A study published Friday in the JAMA Network Open finds a link between those counties in which physicians receive the highest number of gifts and payments from pharmaceutical companies and the rate of opiod overdose in those counties. Scott E. Hadland, Ariadne Rivera-Aguirre, and Brandon Marshall, et al., Association of Pharmaceutical Industry Marketing of Opioid Products With Mortality From Opioid-Related Overdoses, January 18, 2019, https://jamanetwork.com/journals/jamanetworkopen/fullarticle/2720914.
Herewith the findings:
In this population-based, cross-sectional study, $39.7 million in opioid marketing was targeted to 67 507 physicians across 2208 US counties between August 1, 2013, and December 31, 2015. Increased county-level opioid marketing was associated with elevated overdose mortality 1 year later, an association mediated by opioid prescribing rates; per capita, the number of marketing interactions with physicians demonstrated a stronger association with mortality than the dollar value of marketing.
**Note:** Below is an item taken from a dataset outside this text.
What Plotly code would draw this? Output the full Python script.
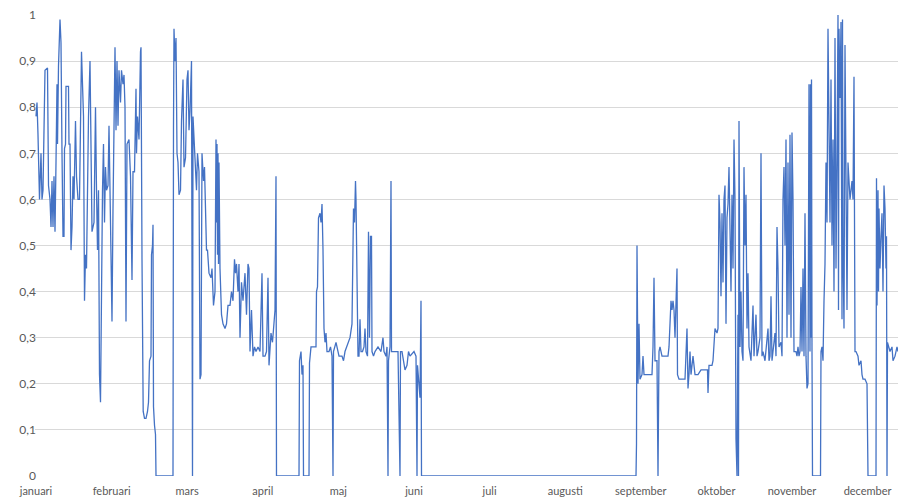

In other words, the rules of conflict of interest apply, even to physician relationships with pharmaceutical companies. While the physicians will always believe that they are doing what it best for their patients, the subtle influence of “stuff,” including cash, cannot be dismissed even in those with the noble goal of caring for the health of others. Nobility cannot trump the power of the mind’s need to respond in a positive way to those who help us, give us stuff, or, are just plain nice to us.
We can talk until we are blue in the face about how the medical profession answers a higher calling. Even those in the highest of calling suffer from human foibles. Nearly all of us suffer from the weakness of taking stuff from other. We just have a need to quid their pro.